Liberal Justice Anne Walsh Bradley on Thursday surprised the state when she announced she will not run for re-election next year.

"My decision has not come lightly. It is made after careful consideration and reflection. I know I can do the job and do it well. I know I can win re-election, should I run. But it's just time to pass the torch, bring fresh perspectives to the court," Walsh Bradley said in a statement.

She is one of Wisconsin’s longest serving justices, serving her third 10-year term on the court.

“In the 177-year history of the court, only four justices have served longer than my length of service,” she wrote.

Walsh Bradley’s decision means the next election will be open.

Former Republican attorney general, and current Waukesha County judge, Brad Schimel has already jumped into the race. There aren’t any declared Democrats yet.

Schimel on Thursday said Walsh Bradley’s decision isn’t changing anything for him.

“From the beginning of my campaign, I made it clear that I’m not just running against one person, I’m running against this Court’s leftist majority,” Schimel said. “I wish Justice Ann Walsh Bradley well in retirement after decades of public service. I look forward to continuing the fight to bring integrity and respect for the Constitution back to the Supreme Court of Wisconsin.”

Wisconsin’s last race for the supreme court, in April of 2023, set records for spending.
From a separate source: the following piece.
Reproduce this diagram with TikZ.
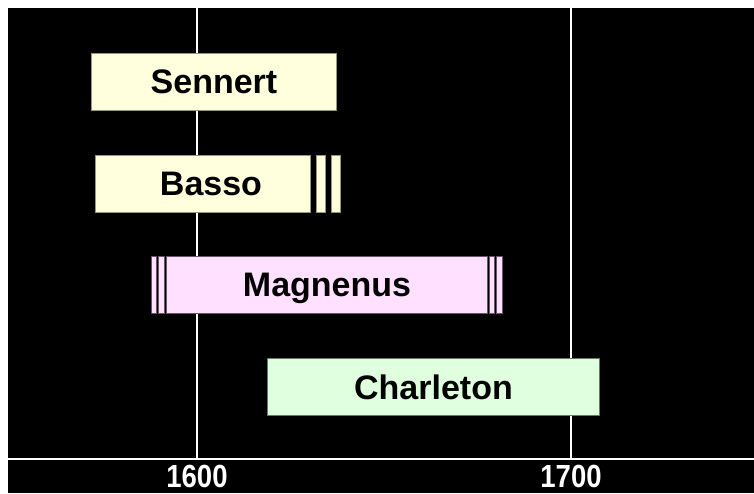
\documentclass[tikz,border=0pt]{standalone}
\usepackage{fontspec}
\setmainfont{Liberation Sans}
\usetikzlibrary{positioning}
\definecolor{pale yellow}{RGB}{255,255,221}
\definecolor{pale pink}{RGB}{255,225,255}
\definecolor{pale green}{RGB}{223,255,223}
\definecolor{yellow edge}{RGB}{150,150,115}
\definecolor{pink edge}{RGB}{105,85,105}
\definecolor{green edge}{RGB}{100,120,100}
\tikzset{
  bar/.style={anchor=north west, inner sep=0pt, line width=1pt,
    minimum height=57pt, text depth=0pt,
    font=\bfseries\fontsize{34}{34}\selectfont},
  stripe/.style={line width=1pt},
  year/.style={text=white, inner sep=0pt, text depth=0pt,
    font=\bfseries\fontsize{32}{32}\selectfont}
}
\begin{document}
\begin{tikzpicture}[x=1pt,y=-1pt]
  \useasboundingbox (0,0) rectangle (754,493);
  \fill [white] (0,0) rectangle (754,493);
  \fill [black] (8,8) rectangle (754,493);
  % time axis
  \draw [white, line width=2pt] (8,459) -- (754,459);
  \draw [white, line width=2pt] (197,8) -- (197,458);
  \draw [white, line width=2pt] (571,8) -- (571,458);
  \node [year] (y1600) at (197,476) {\scalebox{0.86}[1]{1600}};
  \node [year] (y1700) at (571,476) {\scalebox{0.86}[1]{1700}};

  % Sennert
  \node [bar, draw=yellow edge, fill=pale yellow, minimum width=245pt]
    (sennert) at (91,53) {Sennert};

  % Basso
  \node [bar, draw=yellow edge, fill=pale yellow, minimum width=215pt]
    (basso) at (95,155) {\hspace{16pt}Basso};
  \foreach \xa/\xb in {316/325, 331/340}
    \draw [stripe, draw=yellow edge, fill=pale yellow] (\xa,155) rectangle (\xb,212);

  % Magnenus
  \node [bar, draw=pink edge, fill=pale pink, minimum width=321pt]
    (magnenus) at (166,256) {Magnenus};
  \foreach \xa/\xb in {151/156, 158/164, 489/494, 496/502}
    \draw [stripe, draw=pink edge, fill=pale pink] (\xa,256) rectangle (\xb,313);

  % Charleton
  \node [bar, draw=green edge, fill=pale green, minimum width=332pt]
    (charleton) at (267,358) {Charleton};
\end{tikzpicture}
\end{document}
The race between Justice Janet Protasiewicz and former Justice Dan Kelly cost more than $56 million. That makes the 2023 Wisconsin race the most expensive judicial race in American history. Many court observers and politicos in Wisconsin say the 2025 race could be just as expensive, or even more expensive.

Protasiewicz’s victory flipped the Wisconsin Supreme Court to a 4-3 liberal majority for the first time in 15 years.